Consequences

By Oliver Burkeman

When you say “I am busy!”-- what does it mean?

You might feel that you can't spend half an hour working on an exhilarating creative project because there are too many emails to be answered or too many household chores that need to be completed. You almost never have to meet any work deadline, honor any commitment, answer an email (or six), fulfill a family obligation or anything else. It is a fact that you're pretty much free to do whatever you like. You need only face the consequences of the choices you have made.

Consequences aren't really optional and avoidance behavior seldom works very well. Every choice you make comes with some sort of consequences because at any instance you can only pick one path and must deal with the repercussions of not picking any of the others, for example if you went to London on Tuesday you probably didn’t go to Paris on the same day.

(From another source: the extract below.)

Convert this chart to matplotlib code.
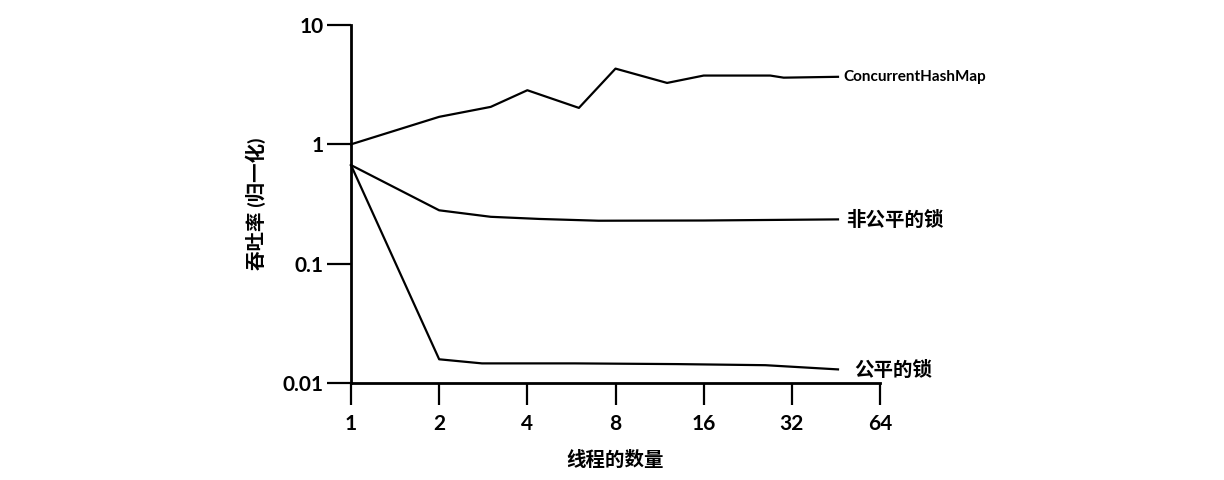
import matplotlib
matplotlib.use("Agg")
import matplotlib.pyplot as plt
from matplotlib.ticker import FixedLocator, NullLocator

plt.rcParams['font.family'] = ['Lato', 'Noto Sans CJK SC', 'DejaVu Sans']

# thread counts and normalised throughput
chm_threads = [1, 2, 3, 4, 6, 8, 12, 16, 27, 30, 46]
chm_values = [1.0, 1.70, 2.06, 2.84, 2.02, 4.31, 3.27, 3.77, 3.77, 3.62, 3.68]

unfair_threads = [1, 2, 3, 4.4, 7, 16, 46]
unfair_values = [0.67, 0.28, 0.247, 0.237, 0.229, 0.23, 0.235]

fair_threads = [1, 2, 2.8, 5.8, 13, 26, 46]
fair_values = [0.67, 0.0158, 0.0146, 0.0146, 0.0144, 0.0141, 0.0130]

series_labels = ['ConcurrentHashMap', '非公平的锁', '公平的锁']
x_ticks = [1, 2, 4, 8, 16, 32, 64]
y_ticks = [0.01, 0.1, 1, 10]
y_tick_labels = ['0.01', '0.1', '1', '10']

fig = plt.figure(figsize=(12.24, 4.80), dpi=100)
ax = fig.add_axes([351 / 1224, 1 - 383 / 480, (880 - 351) / 1224, (383 - 25) / 480])

ax.set_xscale('log', base=2)
ax.set_yscale('log')

series = [(chm_threads, chm_values), (unfair_threads, unfair_values), (fair_threads, fair_values)]
label_sizes = [11, 14, 14]
label_dx = [4, 6, 12]
for (xs, ys), name, fs, dx in zip(series, series_labels, label_sizes, label_dx):
    ax.plot(xs, ys, color='black', lw=1.6, clip_on=False)
    ax.annotate(name, (xs[-1], ys[-1]), xytext=(dx, 0), textcoords='offset points',
                va='center', ha='left', fontsize=fs, fontweight='bold')

ax.set_xlim(1, 64)
ax.set_ylim(0.01, 10)

ax.xaxis.set_major_locator(FixedLocator(x_ticks))
ax.xaxis.set_minor_locator(NullLocator())
ax.set_xticklabels([str(t) for t in x_ticks])
ax.yaxis.set_major_locator(FixedLocator(y_ticks))
ax.yaxis.set_minor_locator(NullLocator())
ax.set_yticklabels(y_tick_labels)

for side in ['top', 'right']:
    ax.spines[side].set_visible(False)
for side in ['left', 'bottom']:
    ax.spines[side].set_linewidth(2)

ax.tick_params(axis='x', length=16, width=1.6, pad=6, labelsize=15)
ax.tick_params(axis='y', length=17, width=1.6, pad=3, labelsize=15)
for lab in ax.get_xticklabels() + ax.get_yticklabels():
    lab.set_fontweight('bold')

ax.set_xlabel('线程的数量', fontsize=14, fontweight='bold', labelpad=12)
ax.set_ylabel('吞吐率 (归一化)', fontsize=14, fontweight='bold', labelpad=12)

fig.savefig('out.png', dpi=100, facecolor='white')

The English comedian Peter Cook is said to have responded when invited by a friend to have dinner with Prince Andrew, “Oh dear, after checking my diary, I find I'm watching television that night.”

Freedom isn't a matter of somehow wriggling free of the costs of your choice. That's never an option. It means realizing that nothing can stop you from doing anything at all; so long as you're willing to pay the cost. Unless you're being physically coerced into doing something, the notion that you must do something just means that you don't want to pay the price of not doing it.

The economist Thomas Sowell summed things up by saying that there are no solutions only trade offs. The only question to ask about any choice is... “What is the price and is it worth paying?” If we are being honest with ourselves, the temptation is often to exaggerate potential consequences so as to spare ourselves the burden of making a bold choice. Of course, we could turn the situation into a major drama but the simple fact is that the choice remains.

Whatever choice you make, so long as you make it in the spirit of facing the consequences, the result will be personal freedom from limitation. Real freedom comes from making an informed decision and becoming comfortable with the consequences of that decision. The biggest secret of all is that a decision can potentially be changed, at least to some degree. There will always be trade offs— the option is to choose the trade off that you like or prefer. If you don’t really like any of the available trade offs you still get to make a choice of the perceived choices. Remember that the facts remain and things usually turn out better than expected anyhow.